TASK MATERIAL.
....................

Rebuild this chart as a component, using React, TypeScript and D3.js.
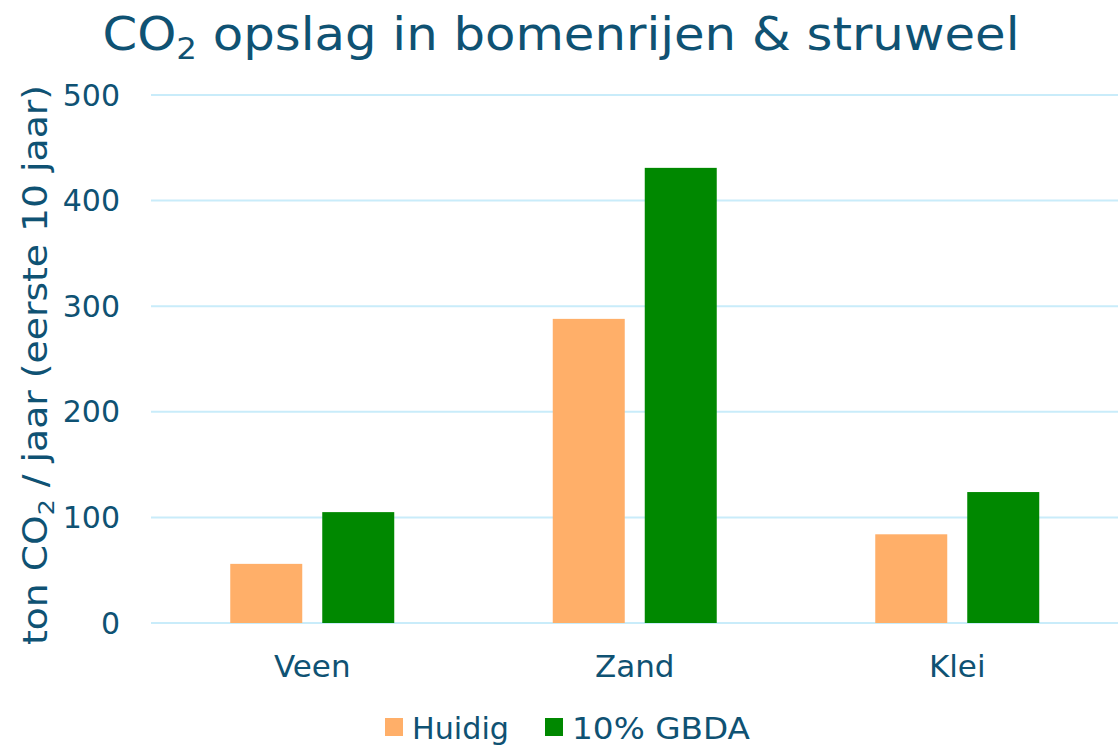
import React from "react";
import * as d3 from "d3";

const categories = ["Veen", "Zand", "Klei"];
const seriesNames = ["Huidig", "10% GBDA"];
const huidig = [56, 288, 84];
const gbda = [105, 431, 124];
const yTicks = [0, 100, 200, 300, 400, 500];
const colors = ["#ffaf69", "#008800"];

const W = 1118;
const H = 747;
const TEXT = "#0f5273";
const FONT = "Verdana, 'DejaVu Sans', sans-serif";

export default function App() {
  const x0 = d3.scaleBand<string>().domain(categories).range([151, 1118.5]).paddingInner(0.4915).paddingOuter(0.24575);
  const x1 = d3.scaleBand<string>().domain(seriesNames).range([0, x0.bandwidth()]).paddingInner(20 / 92).paddingOuter(0);
  const y = d3.scaleLinear().domain([0, 500]).range([623, 95]);
  const values = [huidig, gbda];

  return (
    <svg width={W} height={H} style={{ position: "absolute", left: 0, top: 0, background: "#fff" }} fontFamily={FONT}>
      <text x={561} y={50} textAnchor="middle" fontSize={46} fill={TEXT} textLength={917} lengthAdjust="spacingAndGlyphs">
        CO<tspan fontSize={30} dy={9}>2</tspan><tspan dy={-9}> opslag in bomenrijen &amp; struweel</tspan>
      </text>
      {yTicks.map((t) => (
        <g key={t}>
          <line x1={151} x2={1118} y1={y(t)} y2={y(t)} stroke="#c9ecfa" strokeWidth={2} />
          <text x={120} y={y(t) + 10.5} textAnchor="end" fontSize={30} fill={TEXT}>{t}</text>
        </g>
      ))}
      {categories.map((c, i) => (
        <g key={c}>
          {seriesNames.map((s, j) => (
            <rect key={s} x={x0(c)! + x1(s)!} y={y(values[j][i])} width={x1.bandwidth()} height={y(0) - y(values[j][i])} fill={colors[j]} />
          ))}
          <text x={x0(c)! + x0.bandwidth() / 2} y={677} textAnchor="middle" fontSize={31} fill={TEXT}>{c}</text>
        </g>
      ))}
      <text transform={`translate(47,365) rotate(-90)`} textAnchor="middle" fontSize={33} fill={TEXT} textLength={560} lengthAdjust="spacingAndGlyphs">
        ton CO<tspan fontSize={22} dy={7}>2</tspan><tspan dy={-7}> / jaar (eerste 10 jaar)</tspan>
      </text>
      <g>
        <rect x={385} y={718} width={18} height={18} fill={colors[0]} />
        <text x={412} y={739} fontSize={31} fill={TEXT} textLength={97} lengthAdjust="spacingAndGlyphs">{seriesNames[0]}</text>
        <rect x={545} y={718} width={18} height={18} fill={colors[1]} />
        <text x={572} y={739} fontSize={31} fill={TEXT} textLength={178} lengthAdjust="spacingAndGlyphs">{seriesNames[1]}</text>
      </g>
    </svg>
  );
}
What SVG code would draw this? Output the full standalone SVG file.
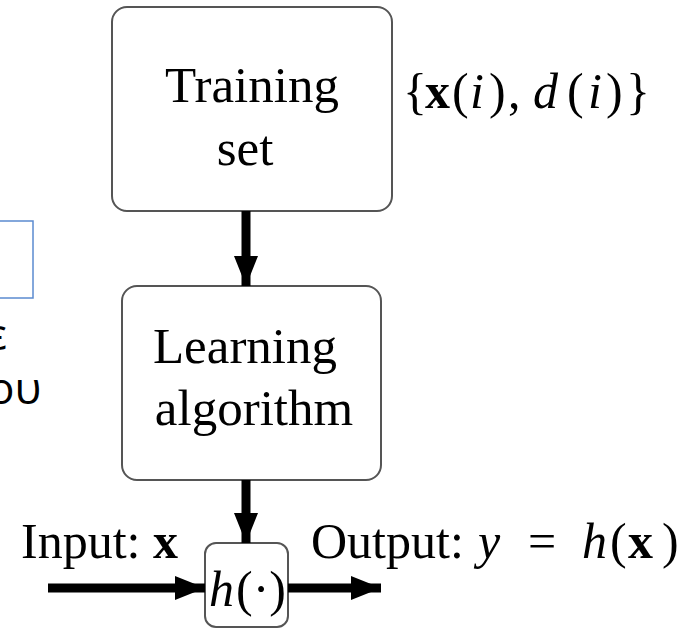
<svg xmlns="http://www.w3.org/2000/svg" width="691" height="630" viewBox="0 0 691 630">
<style>
.box{fill:#fff;stroke:#555;stroke-width:2}
.t{font-family:"Liberation Serif","Times New Roman",serif;fill:#000}
.m{font-family:"Liberation Serif","Times New Roman",serif;fill:#000}
.p{font-family:"Open Sans","Noto Sans",sans-serif;fill:#000}
.conn{stroke:#000;stroke-width:9;fill:none}
</style>
<defs>
<marker id="ah" markerWidth="30" markerHeight="24" refX="30" refY="12" orient="auto" markerUnits="userSpaceOnUse">
<path d="M0,0 L30,12 L0,24 Z" fill="#000"/>
</marker>
</defs>
<rect width="691" height="630" fill="#fff"/>
<g id="partial-left">
<rect x="-10" y="221" width="43" height="77" fill="none" stroke="#5b8bd0" stroke-width="1.5"/>
<text class="p" x="-14" y="350" font-size="44">ε</text>
<text class="p" x="-12" y="404" font-size="44">ου</text>
</g>
<g id="training-set">
<rect class="box" x="112" y="7" width="280" height="204" rx="15"/>
<text class="t" x="252" y="102" font-size="51" text-anchor="middle">Training</text>
<text class="t" x="245" y="165" font-size="51" text-anchor="middle">set</text>
</g>
<g id="training-label">
<text class="m" y="108" font-size="50"><tspan x="403">{</tspan><tspan x="425" font-weight="bold">x</tspan><tspan x="452">(</tspan><tspan x="470" font-style="italic">i</tspan><tspan x="489">)</tspan><tspan x="508">,</tspan><tspan x="533" font-style="italic">d</tspan><tspan x="567">(</tspan><tspan x="588" font-style="italic">i</tspan><tspan x="606">)</tspan><tspan x="626">}</tspan></text>
</g>
<g id="learning-algorithm">
<rect class="box" x="122" y="286" width="259" height="194" rx="15"/>
<text class="t" x="245" y="363" font-size="51" text-anchor="middle">Learning</text>
<text class="t" x="254" y="425" font-size="51" text-anchor="middle">algorithm</text>
</g>
<g id="h-box">
<rect class="box" x="205" y="543" width="83" height="84" rx="11"/>
<text class="m" y="606" font-size="50"><tspan x="209" font-style="italic">h</tspan><tspan x="236">(·)</tspan></text>
</g>
<g id="labels">
<text class="t" x="21" y="558" font-size="50">Input: <tspan font-weight="bold">x</tspan></text>
<text class="t" y="558" font-size="50"><tspan x="311">Output:</tspan><tspan x="478" font-style="italic">y</tspan><tspan x="528">=</tspan><tspan x="582" font-style="italic">h</tspan><tspan x="610">(</tspan><tspan x="628" font-weight="bold">x</tspan><tspan x="662">)</tspan></text>
</g>
<g id="connectors">
<line class="conn" x1="246" y1="211" x2="246" y2="286" marker-end="url(#ah)"/>
<line class="conn" x1="246" y1="480" x2="246" y2="543" marker-end="url(#ah)"/>
<line class="conn" x1="48" y1="588" x2="205" y2="588" marker-end="url(#ah)"/>
<line class="conn" x1="288" y1="588" x2="381" y2="588" marker-end="url(#ah)"/>
</g>
</svg>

....................

INSTRUCTIONS TO FOLLOW. Using the data above, write out every line exactly, leaving the images behind.

CORRECT ANSWER.
Rebuild this chart as a component, using React, TypeScript and D3.js.
import React from "react";
import * as d3 from "d3";

const categories = ["Veen", "Zand", "Klei"];
const seriesNames = ["Huidig", "10% GBDA"];
const huidig = [56, 288, 84];
const gbda = [105, 431, 124];
const yTicks = [0, 100, 200, 300, 400, 500];
const colors = ["#ffaf69", "#008800"];

const W = 1118;
const H = 747;
const TEXT = "#0f5273";
const FONT = "Verdana, 'DejaVu Sans', sans-serif";

export default function App() {
  const x0 = d3.scaleBand<string>().domain(categories).range([151, 1118.5]).paddingInner(0.4915).paddingOuter(0.24575);
  const x1 = d3.scaleBand<string>().domain(seriesNames).range([0, x0.bandwidth()]).paddingInner(20 / 92).paddingOuter(0);
  const y = d3.scaleLinear().domain([0, 500]).range([623, 95]);
  const values = [huidig, gbda];

  return (
    <svg width={W} height={H} style={{ position: "absolute", left: 0, top: 0, background: "#fff" }} fontFamily={FONT}>
      <text x={561} y={50} textAnchor="middle" fontSize={46} fill={TEXT} textLength={917} lengthAdjust="spacingAndGlyphs">
        CO<tspan fontSize={30} dy={9}>2</tspan><tspan dy={-9}> opslag in bomenrijen &amp; struweel</tspan>
      </text>
      {yTicks.map((t) => (
        <g key={t}>
          <line x1={151} x2={1118} y1={y(t)} y2={y(t)} stroke="#c9ecfa" strokeWidth={2} />
          <text x={120} y={y(t) + 10.5} textAnchor="end" fontSize={30} fill={TEXT}>{t}</text>
        </g>
      ))}
      {categories.map((c, i) => (
        <g key={c}>
          {seriesNames.map((s, j) => (
            <rect key={s} x={x0(c)! + x1(s)!} y={y(values[j][i])} width={x1.bandwidth()} height={y(0) - y(values[j][i])} fill={colors[j]} />
          ))}
          <text x={x0(c)! + x0.bandwidth() / 2} y={677} textAnchor="middle" fontSize={31} fill={TEXT}>{c}</text>
        </g>
      ))}
      <text transform={`translate(47,365) rotate(-90)`} textAnchor="middle" fontSize={33} fill={TEXT} textLength={560} lengthAdjust="spacingAndGlyphs">
        ton CO<tspan fontSize={22} dy={7}>2</tspan><tspan dy={-7}> / jaar (eerste 10 jaar)</tspan>
      </text>
      <g>
        <rect x={385} y={718} width={18} height={18} fill={colors[0]} />
        <text x={412} y={739} fontSize={31} fill={TEXT} textLength={97} lengthAdjust="spacingAndGlyphs">{seriesNames[0]}</text>
        <rect x={545} y={718} width={18} height={18} fill={colors[1]} />
        <text x={572} y={739} fontSize={31} fill={TEXT} textLength={178} lengthAdjust="spacingAndGlyphs">{seriesNames[1]}</text>
      </g>
    </svg>
  );
}
What SVG code would draw this? Output the full standalone SVG file.
<svg xmlns="http://www.w3.org/2000/svg" width="691" height="630" viewBox="0 0 691 630">
<style>
.box{fill:#fff;stroke:#555;stroke-width:2}
.t{font-family:"Liberation Serif","Times New Roman",serif;fill:#000}
.m{font-family:"Liberation Serif","Times New Roman",serif;fill:#000}
.p{font-family:"Open Sans","Noto Sans",sans-serif;fill:#000}
.conn{stroke:#000;stroke-width:9;fill:none}
</style>
<defs>
<marker id="ah" markerWidth="30" markerHeight="24" refX="30" refY="12" orient="auto" markerUnits="userSpaceOnUse">
<path d="M0,0 L30,12 L0,24 Z" fill="#000"/>
</marker>
</defs>
<rect width="691" height="630" fill="#fff"/>
<g id="partial-left">
<rect x="-10" y="221" width="43" height="77" fill="none" stroke="#5b8bd0" stroke-width="1.5"/>
<text class="p" x="-14" y="350" font-size="44">ε</text>
<text class="p" x="-12" y="404" font-size="44">ου</text>
</g>
<g id="training-set">
<rect class="box" x="112" y="7" width="280" height="204" rx="15"/>
<text class="t" x="252" y="102" font-size="51" text-anchor="middle">Training</text>
<text class="t" x="245" y="165" font-size="51" text-anchor="middle">set</text>
</g>
<g id="training-label">
<text class="m" y="108" font-size="50"><tspan x="403">{</tspan><tspan x="425" font-weight="bold">x</tspan><tspan x="452">(</tspan><tspan x="470" font-style="italic">i</tspan><tspan x="489">)</tspan><tspan x="508">,</tspan><tspan x="533" font-style="italic">d</tspan><tspan x="567">(</tspan><tspan x="588" font-style="italic">i</tspan><tspan x="606">)</tspan><tspan x="626">}</tspan></text>
</g>
<g id="learning-algorithm">
<rect class="box" x="122" y="286" width="259" height="194" rx="15"/>
<text class="t" x="245" y="363" font-size="51" text-anchor="middle">Learning</text>
<text class="t" x="254" y="425" font-size="51" text-anchor="middle">algorithm</text>
</g>
<g id="h-box">
<rect class="box" x="205" y="543" width="83" height="84" rx="11"/>
<text class="m" y="606" font-size="50"><tspan x="209" font-style="italic">h</tspan><tspan x="236">(·)</tspan></text>
</g>
<g id="labels">
<text class="t" x="21" y="558" font-size="50">Input: <tspan font-weight="bold">x</tspan></text>
<text class="t" y="558" font-size="50"><tspan x="311">Output:</tspan><tspan x="478" font-style="italic">y</tspan><tspan x="528">=</tspan><tspan x="582" font-style="italic">h</tspan><tspan x="610">(</tspan><tspan x="628" font-weight="bold">x</tspan><tspan x="662">)</tspan></text>
</g>
<g id="connectors">
<line class="conn" x1="246" y1="211" x2="246" y2="286" marker-end="url(#ah)"/>
<line class="conn" x1="246" y1="480" x2="246" y2="543" marker-end="url(#ah)"/>
<line class="conn" x1="48" y1="588" x2="205" y2="588" marker-end="url(#ah)"/>
<line class="conn" x1="288" y1="588" x2="381" y2="588" marker-end="url(#ah)"/>
</g>
</svg>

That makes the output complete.